Immigration lawmakers try to pick winners and losers. The problem is that just like a broken analog clock with its hands frozen in place, the timing is mostly wrong.

This brings me to one of my pet peeves. It bothers me that the immigration laws and agency regulations favor some fields of study and disfavor others. Why for example are students in the STEM subjects (Science, Technology, Engineering and Math) given 27 months of “optional practical training” — a euphemism for work permission — while liberal arts students get only 12 months? Do Congress and the immigration agencies think we have too many poets, philosophers, filmmakers, painters and writers? Has the Department of Labor’s Bureau of Labor Statistics (BLS)sifted the data and concluded that there is a surfeit of linguists, social workers and ethicists? You wouldn’t think so from BLS publications.

For that matter, how do politicians and bureaucrats know whether a bachelor’s degree is the right level of education for new labor-market entrants to serve America’s present and future needs? The short answer is they don’t.

Thirty-one days ago, before the massive spill in the Gulf of Mexico, few would have predicted that oil-spill clean-up workers would be in high demand. Fewer still could have predicted that a silver-tongued college graduate who majored in poli-sci, the son of a Kenyan immigrant, would become the leader of the free world. American lawmakers and agency officials are simply no better than the Soviet commissars who thought, wrongly it turned out, that they could direct a planned national economy.

Two recent articles, “Why Liberal Education Matters,” by Peter Berkowitz, and “Plan B: Skip College,” by Jacques Steinberg, illustrate my points.

Berkowitz, a senior fellow at Stanford’s Hoover Institution and co-chair of a task force on the virtues of a free society, extols the societal contributions of liberal-arts students:

How can one think independently about what kind of life to live without acquiring familiarity with the ideas about happiness and misery, exaltation and despair, nobility and baseness that study of literature, philosophy and religion bring to life? How can one pass reasoned judgment on public policy if one is ignorant of the principles of constitutional government, the operation of the market, the impact of society on perception and belief and, not least, the competing opinions about justice to which democracy in America is heir?

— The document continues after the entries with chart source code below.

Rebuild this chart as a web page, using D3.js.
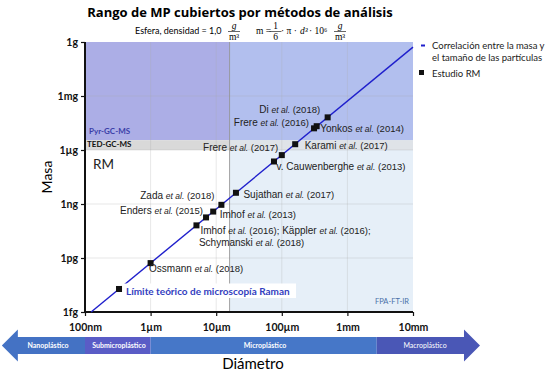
<!DOCTYPE html>
<html>
<head>
<meta charset="utf-8">
<script src="https://cdn.jsdelivr.net/npm/d3@7"></script>
<style>
  body { margin: 0; background: #fff; }
  svg { display: block; }
</style>
</head>
<body>
<svg id="chart" width="550" height="374"></svg>
<script>
// diameters in metres, masses in grams
var diamTicks = [1e-7, 1e-6, 1e-5, 1e-4, 1e-3, 1e-2];
var diamTickLabels = ["100nm", "1µm", "10µm", "100µm", "1mm", "10mm"];
var massTicks = [1e-15, 1e-12, 1e-9, 1e-6, 1e-3, 1];
var massTickLabels = ["1fg", "1pg", "1ng", "1µg", "1mg", "1g"];

// correlation line endpoints
var lineDiam = [1.24e-7, 1e-2];
var lineMass = [1e-15, 0.52];

// RM study points
var studyDiam = [0.33e-6, 1e-6, 5e-6, 7e-6, 9e-6, 12e-6, 20e-6, 76e-6, 100e-6, 160e-6, 310e-6, 340e-6, 500e-6];
var studyMass = [1.9e-14, 5.2e-13, 6.5e-11, 1.8e-10, 3.8e-10, 9.0e-10, 4.2e-9, 2.3e-7, 5.2e-7, 2.1e-6, 1.6e-5, 2.1e-5, 6.5e-5];
// each label line: list of [author, year] pairs
var studyLabels = [
  null,
  [[["Ossmann", "2018"]]],
  [[["Imhof", "2016"], ["Käppler", "2016"]], [["Schymanski", "2018"]]],
  [[["Enders", "2015"]]],
  [[["Imhof", "2013"]]],
  [[["Zada", "2018"]]],
  [[["Sujathan", "2017"]]],
  [[["v. Cauwenberghe", "2013"]]],
  [[["Frere", "2017"]]],
  [[["Karami", "2017"]]],
  [[["Frere", "2016"]]],
  [[["Yonkos", "2014"]]],
  [[["Di", "2018"]]]
];

// method regions [dMin, dMax, mMin, mMax]
var regionNames = ["FPA-FT-IR", "Pyr-GC-MS", "Pyr-GC-MS overlap", "TED-GC-MS", "TED-GC-MS overlap"];
var regionBounds = [
  [1.6e-5, 1e-2, 1e-15, 1],
  [1e-7, 1.6e-5, 3.5e-6, 1],
  [1.6e-5, 1e-2, 3.5e-6, 1],
  [1e-7, 1.6e-5, 1e-6, 3.5e-6],
  [1.6e-5, 1e-2, 1e-6, 3.5e-6]
];
var regionColors = ["#e6eff8", "#acaee6", "#b2bfee", "#d9d9d9", "#dfe3e8"];

// size classes along the bottom arrow
var classNames = ["Nanoplástico", "Submicroplástico", "Microplástico", "Macroplástico"];
var classBounds = [[5.4e-9, 1e-7], [1e-7, 1e-6], [1e-6, 2.8e-3], [2.8e-3, 1.05e-1]];
var classColors = ["#4472c4", "#5a5cc6", "#4677c8", "#4a57b6"];

var svg = d3.select("#chart");
var x = d3.scaleLog().domain([1e-7, 1e-2]).range([85, 413]);
var y = d3.scaleLog().domain([1e-15, 1]).range([312, 42]);

// title + formula
svg.append("text")
  .attr("x", 240).attr("y", 17)
  .attr("text-anchor", "middle")
  .attr("font-family", "Open Sans").attr("font-weight", "bold").attr("font-size", 13)
  .text("Rango de MP cubiertos por métodos de análisis");

var f = svg.append("g").attr("font-family", "Liberation Serif").attr("font-size", 9.5);
f.append("text").attr("x", 135).attr("y", 34).attr("font-family", "Lato").attr("font-size", 9)
  .text("Esfera, densidad  = 1,0");
var frac = function(cx, top, bottom, italicTop){
  f.append("text").attr("x", cx).attr("y", 29).attr("text-anchor", "middle")
    .attr("font-style", italicTop ? "italic" : null).text(top);
  f.append("line").attr("x1", cx - 6).attr("x2", cx + 6).attr("y1", 31.5).attr("y2", 31.5)
    .attr("stroke", "#000").attr("stroke-width", 0.6);
  f.append("text").attr("x", cx).attr("y", 40).attr("text-anchor", "middle").text(bottom);
};
frac(234, "g", "m³", true);
f.append("text").attr("x", 256).attr("y", 34).text("m =");
frac(275.5, "1", "6", false);
f.append("text").attr("x", 281).attr("y", 34).text("· π · ");
f.append("text").attr("x", 300).attr("y", 34).attr("font-style", "italic").text("d³");
f.append("text").attr("x", 309).attr("y", 34).text("· 10⁶");
frac(340, "g", "m³", true);

// regions
svg.append("g").selectAll("rect")
  .data(regionBounds)
  .join("rect")
  .attr("x", function(d){ return x(d[0]); })
  .attr("width", function(d){ return x(d[1]) - x(d[0]); })
  .attr("y", function(d){ return y(d[3]); })
  .attr("height", function(d){ return y(d[2]) - y(d[3]); })
  .attr("fill", function(d, i){ return regionColors[i]; });

// grid
var grid = svg.append("g").attr("stroke", "#aaa").attr("stroke-opacity", 0.35).attr("stroke-width", 0.8);
grid.selectAll(".vg").data(diamTicks.slice(1, 5)).join("line")
  .attr("x1", x).attr("x2", x).attr("y1", y(1)).attr("y2", y(1e-15));
grid.selectAll(".hg").data(massTicks.slice(1, 5)).join("line")
  .attr("y1", y).attr("y2", y).attr("x1", x(1e-7)).attr("x2", x(1e-2));
svg.append("line")
  .attr("x1", x(1.6e-5)).attr("x2", x(1.6e-5)).attr("y1", y(1)).attr("y2", y(1e-15))
  .attr("stroke", "#8c8c8c").attr("stroke-width", 0.8);

// region labels
svg.append("text").attr("x", 89).attr("y", 133.5).attr("font-family", "Lato").attr("font-weight", "bold")
  .attr("font-size", 8).attr("fill", "#3b3ea8").text("Pyr-GC-MS");
svg.append("text").attr("x", 87).attr("y", 147).attr("font-family", "Lato").attr("font-weight", "bold")
  .attr("font-size", 8).attr("fill", "#111").text("TED-GC-MS");
svg.append("text").attr("x", 93).attr("y", 169).attr("font-family", "Lato")
  .attr("font-size", 13.5).attr("fill", "#222").text("RM");
svg.append("text").attr("x", 409).attr("y", 304).attr("text-anchor", "end").attr("font-family", "Lato")
  .attr("font-size", 7.5).attr("fill", "#4a6fa8").text("FPA-FT-IR");

// axes
var yAxis = svg.append("g").attr("transform", "translate(85,0)")
  .call(d3.axisLeft(y).tickValues(massTicks).tickSize(4)
    .tickFormat(function(d, i){ return massTickLabels[i]; }));
var xAxis = svg.append("g").attr("transform", "translate(0,312)")
  .call(d3.axisBottom(x).tickValues(diamTicks).tickSize(4)
    .tickFormat(function(d, i){ return diamTickLabels[i]; }));
[yAxis, xAxis].forEach(function(a){
  a.select(".domain").attr("stroke", "#111").attr("stroke-width", 2);
  a.selectAll(".tick line").attr("stroke", "#111").attr("stroke-width", 1.2);
  a.selectAll("text").attr("font-family", "Lato").attr("font-weight", "bold")
    .attr("font-size", 10.5).attr("fill", "#111");
});
yAxis.select(".domain").attr("d", "M0," + y(1) + "V" + y(1e-15));
xAxis.select(".domain").attr("d", "M" + x(1e-7) + ",0H" + x(1e-2));
xAxis.selectAll("text").attr("dy", "1.1em");

svg.append("text").attr("transform", "translate(52,177) rotate(-90)")
  .attr("text-anchor", "middle").attr("font-family", "Lato").attr("font-size", 14).text("Masa");

// correlation line
svg.append("line")
  .attr("x1", x(lineDiam[0])).attr("y1", y(lineMass[0]))
  .attr("x2", x(lineDiam[1])).attr("y2", y(lineMass[1]))
  .attr("stroke", "#1f1fcc").attr("stroke-width", 1.4);

// Raman limit label
svg.append("rect").attr("x", 122).attr("y", 283.5).attr("width", 174).attr("height", 14.5).attr("fill", "#fff");
svg.append("text").attr("x", 126).attr("y", 294.5).attr("font-family", "Lato").attr("font-weight", "bold")
  .attr("font-size", 10).attr("fill", "#3340c0").text("Límite teórico de microscopía Raman");

// points
svg.append("g").selectAll("rect")
  .data(studyDiam)
  .join("rect")
  .attr("x", function(d){ return x(d) - 3; })
  .attr("y", function(d, i){ return y(studyMass[i]) - 3; })
  .attr("width", 6).attr("height", 6)
  .attr("fill", "#111");

// label layout: offsets from point, anchor
var labelLayout = [
  null,
  [[-1.5, 8.5, "start"]],
  [[4, 9, "start"], [2.5, 21, "start"]],
  [[-3, -3, "end"]],
  [[6.5, 6.5, "start"]],
  [[-7, -5.5, "end"]],
  [[7.5, 5, "start"]],
  [[2.5, 8.5, "start"]],
  [[-3.5, -4, "end"]],
  [[9.5, 5, "start"]],
  [[-5, -2, "end"]],
  [[3.5, 6, "start"]],
  [[-7.5, -4.5, "end"]]
];
var labG = svg.append("g").attr("font-family", "Liberation Sans").attr("font-size", 10).attr("fill", "#222");
studyLabels.forEach(function(lines, i){
  if (!lines) return;
  lines.forEach(function(refs, j){
    var lay = labelLayout[i][j];
    var t = labG.append("text")
      .attr("x", x(studyDiam[i]) + lay[0])
      .attr("y", y(studyMass[i]) + lay[1])
      .attr("text-anchor", lay[2]);
    refs.forEach(function(r, k){
      var multi = refs.length > 1;
      t.append("tspan").text((k > 0 ? "  " : "") + r[0] + " ");
      t.append("tspan").attr("font-style", "italic").attr("font-size", 8.5).text("et al.");
      t.append("tspan").attr("font-size", 9.5).text(" (" + r[1] + ")" + (multi ? ";" : ""));
    });
  });
});

// legend
var lg = svg.append("g").attr("font-family", "Lato").attr("font-size", 9.5).attr("fill", "#222");
lg.append("line").attr("x1", 421).attr("x2", 425).attr("y1", 45.5).attr("y2", 45.5)
  .attr("stroke", "#1f1fcc").attr("stroke-width", 2);
lg.append("text").attr("x", 432).attr("y", 48.5).text("Correlación entre la masa y");
lg.append("text").attr("x", 432).attr("y", 61).text("el tamaño de las partículas");
lg.append("rect").attr("x", 419).attr("y", 70).attr("width", 5).attr("height", 5).attr("fill", "#111");
lg.append("text").attr("x", 432).attr("y", 77).text("Estudio RM");

// bottom arrow
var bandTop = 337, bandBot = 354, bandMid = (bandTop + bandBot) / 2;
var headLen = 16, headHalf = 16;
var band = svg.append("g");
classBounds.forEach(function(b, i){
  var x0 = x(b[0]), x1 = x(b[1]);
  var pts;
  if (i === 0) {
    pts = [[x0, bandMid], [x0 + headLen, bandMid - headHalf], [x0 + headLen, bandTop], [x1, bandTop],
           [x1, bandBot], [x0 + headLen, bandBot], [x0 + headLen, bandMid + headHalf]];
  } else if (i === classBounds.length - 1) {
    pts = [[x0, bandTop], [x1 - headLen, bandTop], [x1 - headLen, bandMid - headHalf], [x1, bandMid],
           [x1 - headLen, bandMid + headHalf], [x1 - headLen, bandBot], [x0, bandBot]];
  } else {
    pts = [[x0, bandTop], [x1, bandTop], [x1, bandBot], [x0, bandBot]];
  }
  band.append("polygon").attr("points", pts.map(function(p){ return p.join(","); }).join(" "))
    .attr("fill", classColors[i]);
});
var classLabelX = [48, 119, 265, 425];
band.selectAll("text").data(classNames).join("text")
  .attr("x", function(d, i){ return classLabelX[i]; })
  .attr("y", bandMid + 2.5)
  .attr("text-anchor", "middle")
  .attr("font-family", "Lato").attr("font-size", 7)
  .attr("font-weight", function(d, i){ return i === 3 ? "normal" : "bold"; })
  .attr("fill", "#fff")
  .text(function(d){ return d; });

svg.append("text").attr("x", 253).attr("y", 369).attr("text-anchor", "middle")
  .attr("font-family", "Lato").attr("font-size", 15).text("Diámetro");
</script>
</body>
</html>
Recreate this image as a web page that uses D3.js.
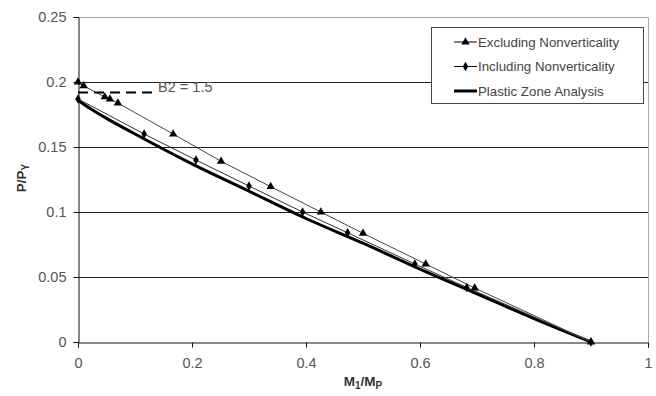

How can one properly evaluate America’s place in the international order without an appreciation of the history of the rise and fall of nations, and that familiarity with allies and adversaries that comes from serious study of their languages, cultures and beliefs?

Steinberg — a New York Times education writer — takes a different tack, suggesting that we short-change our youth, while saddling them with long-term debt, by failing to recognize that for many of them specialized training and vocational apprenticeship may be far more valuable:

The idea that four years of higher education will translate into a better job, higher earnings and a happier life — a refrain sure to be repeated this month at graduation ceremonies across the country — has been pounded into the heads of schoolchildren, parents and educators. But there’s an underside to that conventional wisdom. . . .

“It is true that we need more nanosurgeons than we did 10 to 15 years ago,” said [Economics] Professor [Richard K.] Vedder, founder of the Center for College Affordability and Productivity, a research nonprofit in Washington. “But the numbers are still relatively small compared to the numbers of nurses’ aides we’re going to need. We will need hundreds of thousands of them over the next decade.”. . .

College degrees are simply not necessary for many jobs. Of the 30 jobs projected to grow at the fastest rate over the next decade in the United States, only seven typically require a bachelor’s degree, according to the Bureau of Labor Statistics. Among the top 10 growing job categories, two require college degrees: accounting (a bachelor’s) and postsecondary teachers (a doctorate). But this growth is expected to be dwarfed by the need for registered nurses, home health aides, customer service representatives and store clerks. None of those jobs require a bachelor’s degree.

My point is not to jettison thoughtfulness when trying to fashion new immigration laws that will best suit our 21st Century needs. Rather, what a wonderful world it would be, I believe, if our lawmakers and immigration bureaucrats adopted a bit of Sam Cooke humility:

Don’t know much about history

Don’t know much biology

Don’t know much about a science book

Don’t know much about the French [we] took . . .

Don’t know much about geography

Don’t know much trigonometry

Don’t know much about algebra

If not a wonderful world, then certainly a better nation America would be if it provided the flex in our legal system to make room in this country for bright, hard-working, well-educated or suitably-trained immigrants to serve our economic, political, cultural and societal needs in future decades.